#### Given data
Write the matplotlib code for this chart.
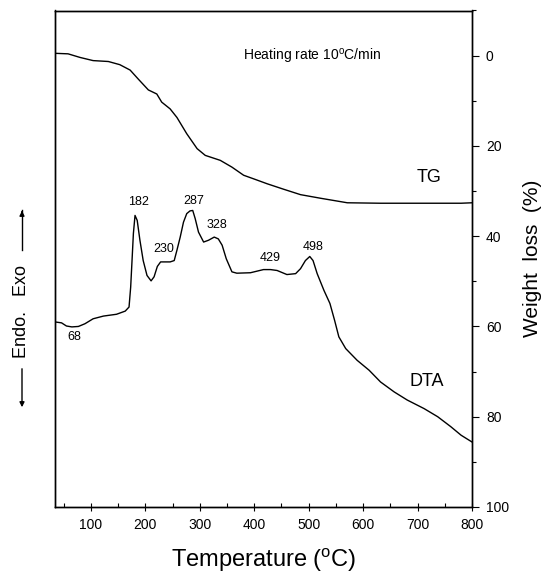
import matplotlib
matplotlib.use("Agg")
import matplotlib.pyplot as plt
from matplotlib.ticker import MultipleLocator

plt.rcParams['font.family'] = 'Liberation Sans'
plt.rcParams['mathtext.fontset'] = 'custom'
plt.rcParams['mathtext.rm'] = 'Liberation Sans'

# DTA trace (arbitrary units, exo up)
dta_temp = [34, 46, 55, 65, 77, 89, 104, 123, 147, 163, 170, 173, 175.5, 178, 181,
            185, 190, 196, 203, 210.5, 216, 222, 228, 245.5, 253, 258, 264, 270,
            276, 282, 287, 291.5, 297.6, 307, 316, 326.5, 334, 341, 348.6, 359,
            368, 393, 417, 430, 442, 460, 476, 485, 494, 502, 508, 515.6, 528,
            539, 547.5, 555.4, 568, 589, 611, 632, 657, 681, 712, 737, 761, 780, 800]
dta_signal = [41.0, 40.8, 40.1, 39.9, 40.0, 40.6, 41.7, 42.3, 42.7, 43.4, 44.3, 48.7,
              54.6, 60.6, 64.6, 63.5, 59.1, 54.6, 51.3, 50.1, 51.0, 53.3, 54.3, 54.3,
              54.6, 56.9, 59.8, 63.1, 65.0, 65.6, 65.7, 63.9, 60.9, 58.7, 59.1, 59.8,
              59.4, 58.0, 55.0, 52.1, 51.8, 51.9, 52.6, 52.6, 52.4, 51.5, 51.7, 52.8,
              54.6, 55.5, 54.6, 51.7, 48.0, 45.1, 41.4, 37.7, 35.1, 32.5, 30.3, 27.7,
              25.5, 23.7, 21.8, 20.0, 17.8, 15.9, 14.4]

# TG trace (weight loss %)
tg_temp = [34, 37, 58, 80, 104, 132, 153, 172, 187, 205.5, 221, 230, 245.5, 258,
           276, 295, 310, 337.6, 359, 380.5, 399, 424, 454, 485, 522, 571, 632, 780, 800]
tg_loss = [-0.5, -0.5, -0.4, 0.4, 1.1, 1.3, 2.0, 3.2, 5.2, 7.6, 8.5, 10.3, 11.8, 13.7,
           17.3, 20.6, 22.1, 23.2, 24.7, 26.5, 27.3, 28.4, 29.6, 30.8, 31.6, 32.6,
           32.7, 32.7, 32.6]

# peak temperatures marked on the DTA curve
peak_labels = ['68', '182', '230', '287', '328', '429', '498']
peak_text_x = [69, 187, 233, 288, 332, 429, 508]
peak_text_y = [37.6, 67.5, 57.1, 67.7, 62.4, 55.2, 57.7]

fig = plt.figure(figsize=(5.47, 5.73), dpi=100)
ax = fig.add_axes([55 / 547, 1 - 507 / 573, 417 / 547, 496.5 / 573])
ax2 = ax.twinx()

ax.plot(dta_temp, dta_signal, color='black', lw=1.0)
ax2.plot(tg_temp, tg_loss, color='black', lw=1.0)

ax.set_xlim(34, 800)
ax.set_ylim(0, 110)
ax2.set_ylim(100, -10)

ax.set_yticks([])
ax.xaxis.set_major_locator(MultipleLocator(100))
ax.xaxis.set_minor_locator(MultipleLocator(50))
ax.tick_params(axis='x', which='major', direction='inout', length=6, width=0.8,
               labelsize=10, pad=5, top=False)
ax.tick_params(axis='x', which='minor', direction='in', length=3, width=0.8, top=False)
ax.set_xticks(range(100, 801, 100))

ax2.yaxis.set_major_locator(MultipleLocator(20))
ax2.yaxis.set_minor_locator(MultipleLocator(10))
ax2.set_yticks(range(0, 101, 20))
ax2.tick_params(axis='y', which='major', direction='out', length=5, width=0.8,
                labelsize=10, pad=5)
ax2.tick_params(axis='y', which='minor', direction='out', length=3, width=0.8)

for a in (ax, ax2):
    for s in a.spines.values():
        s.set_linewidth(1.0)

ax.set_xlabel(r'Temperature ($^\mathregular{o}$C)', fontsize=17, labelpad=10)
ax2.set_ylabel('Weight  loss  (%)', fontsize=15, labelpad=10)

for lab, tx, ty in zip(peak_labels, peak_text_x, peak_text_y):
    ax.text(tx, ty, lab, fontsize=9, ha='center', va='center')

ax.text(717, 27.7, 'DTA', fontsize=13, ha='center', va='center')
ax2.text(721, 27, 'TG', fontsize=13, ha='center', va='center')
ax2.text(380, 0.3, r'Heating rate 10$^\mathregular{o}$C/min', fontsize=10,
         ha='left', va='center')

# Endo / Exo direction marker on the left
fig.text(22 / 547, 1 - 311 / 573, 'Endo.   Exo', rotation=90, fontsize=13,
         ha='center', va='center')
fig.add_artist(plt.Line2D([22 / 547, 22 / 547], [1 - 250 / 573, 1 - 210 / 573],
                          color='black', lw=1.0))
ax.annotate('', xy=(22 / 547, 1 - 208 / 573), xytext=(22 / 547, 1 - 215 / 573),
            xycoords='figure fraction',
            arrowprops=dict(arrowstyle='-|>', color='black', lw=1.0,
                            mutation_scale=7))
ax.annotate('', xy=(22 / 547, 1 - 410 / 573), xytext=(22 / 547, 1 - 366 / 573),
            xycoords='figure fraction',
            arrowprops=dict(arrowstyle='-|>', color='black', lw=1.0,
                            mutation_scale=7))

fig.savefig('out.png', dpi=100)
########
### [Exercise]
Go through the listing above and write it out again exactly, dropping the pictures.

### [Expected output]
Write the matplotlib code for this chart.
import matplotlib
matplotlib.use("Agg")
import matplotlib.pyplot as plt
from matplotlib.ticker import MultipleLocator

plt.rcParams['font.family'] = 'Liberation Sans'
plt.rcParams['mathtext.fontset'] = 'custom'
plt.rcParams['mathtext.rm'] = 'Liberation Sans'

# DTA trace (arbitrary units, exo up)
dta_temp = [34, 46, 55, 65, 77, 89, 104, 123, 147, 163, 170, 173, 175.5, 178, 181,
            185, 190, 196, 203, 210.5, 216, 222, 228, 245.5, 253, 258, 264, 270,
            276, 282, 287, 291.5, 297.6, 307, 316, 326.5, 334, 341, 348.6, 359,
            368, 393, 417, 430, 442, 460, 476, 485, 494, 502, 508, 515.6, 528,
            539, 547.5, 555.4, 568, 589, 611, 632, 657, 681, 712, 737, 761, 780, 800]
dta_signal = [41.0, 40.8, 40.1, 39.9, 40.0, 40.6, 41.7, 42.3, 42.7, 43.4, 44.3, 48.7,
              54.6, 60.6, 64.6, 63.5, 59.1, 54.6, 51.3, 50.1, 51.0, 53.3, 54.3, 54.3,
              54.6, 56.9, 59.8, 63.1, 65.0, 65.6, 65.7, 63.9, 60.9, 58.7, 59.1, 59.8,
              59.4, 58.0, 55.0, 52.1, 51.8, 51.9, 52.6, 52.6, 52.4, 51.5, 51.7, 52.8,
              54.6, 55.5, 54.6, 51.7, 48.0, 45.1, 41.4, 37.7, 35.1, 32.5, 30.3, 27.7,
              25.5, 23.7, 21.8, 20.0, 17.8, 15.9, 14.4]

# TG trace (weight loss %)
tg_temp = [34, 37, 58, 80, 104, 132, 153, 172, 187, 205.5, 221, 230, 245.5, 258,
           276, 295, 310, 337.6, 359, 380.5, 399, 424, 454, 485, 522, 571, 632, 780, 800]
tg_loss = [-0.5, -0.5, -0.4, 0.4, 1.1, 1.3, 2.0, 3.2, 5.2, 7.6, 8.5, 10.3, 11.8, 13.7,
           17.3, 20.6, 22.1, 23.2, 24.7, 26.5, 27.3, 28.4, 29.6, 30.8, 31.6, 32.6,
           32.7, 32.7, 32.6]

# peak temperatures marked on the DTA curve
peak_labels = ['68', '182', '230', '287', '328', '429', '498']
peak_text_x = [69, 187, 233, 288, 332, 429, 508]
peak_text_y = [37.6, 67.5, 57.1, 67.7, 62.4, 55.2, 57.7]

fig = plt.figure(figsize=(5.47, 5.73), dpi=100)
ax = fig.add_axes([55 / 547, 1 - 507 / 573, 417 / 547, 496.5 / 573])
ax2 = ax.twinx()

ax.plot(dta_temp, dta_signal, color='black', lw=1.0)
ax2.plot(tg_temp, tg_loss, color='black', lw=1.0)

ax.set_xlim(34, 800)
ax.set_ylim(0, 110)
ax2.set_ylim(100, -10)

ax.set_yticks([])
ax.xaxis.set_major_locator(MultipleLocator(100))
ax.xaxis.set_minor_locator(MultipleLocator(50))
ax.tick_params(axis='x', which='major', direction='inout', length=6, width=0.8,
               labelsize=10, pad=5, top=False)
ax.tick_params(axis='x', which='minor', direction='in', length=3, width=0.8, top=False)
ax.set_xticks(range(100, 801, 100))

ax2.yaxis.set_major_locator(MultipleLocator(20))
ax2.yaxis.set_minor_locator(MultipleLocator(10))
ax2.set_yticks(range(0, 101, 20))
ax2.tick_params(axis='y', which='major', direction='out', length=5, width=0.8,
                labelsize=10, pad=5)
ax2.tick_params(axis='y', which='minor', direction='out', length=3, width=0.8)

for a in (ax, ax2):
    for s in a.spines.values():
        s.set_linewidth(1.0)

ax.set_xlabel(r'Temperature ($^\mathregular{o}$C)', fontsize=17, labelpad=10)
ax2.set_ylabel('Weight  loss  (%)', fontsize=15, labelpad=10)

for lab, tx, ty in zip(peak_labels, peak_text_x, peak_text_y):
    ax.text(tx, ty, lab, fontsize=9, ha='center', va='center')

ax.text(717, 27.7, 'DTA', fontsize=13, ha='center', va='center')
ax2.text(721, 27, 'TG', fontsize=13, ha='center', va='center')
ax2.text(380, 0.3, r'Heating rate 10$^\mathregular{o}$C/min', fontsize=10,
         ha='left', va='center')

# Endo / Exo direction marker on the left
fig.text(22 / 547, 1 - 311 / 573, 'Endo.   Exo', rotation=90, fontsize=13,
         ha='center', va='center')
fig.add_artist(plt.Line2D([22 / 547, 22 / 547], [1 - 250 / 573, 1 - 210 / 573],
                          color='black', lw=1.0))
ax.annotate('', xy=(22 / 547, 1 - 208 / 573), xytext=(22 / 547, 1 - 215 / 573),
            xycoords='figure fraction',
            arrowprops=dict(arrowstyle='-|>', color='black', lw=1.0,
                            mutation_scale=7))
ax.annotate('', xy=(22 / 547, 1 - 410 / 573), xytext=(22 / 547, 1 - 366 / 573),
            xycoords='figure fraction',
            arrowprops=dict(arrowstyle='-|>', color='black', lw=1.0,
                            mutation_scale=7))

fig.savefig('out.png', dpi=100)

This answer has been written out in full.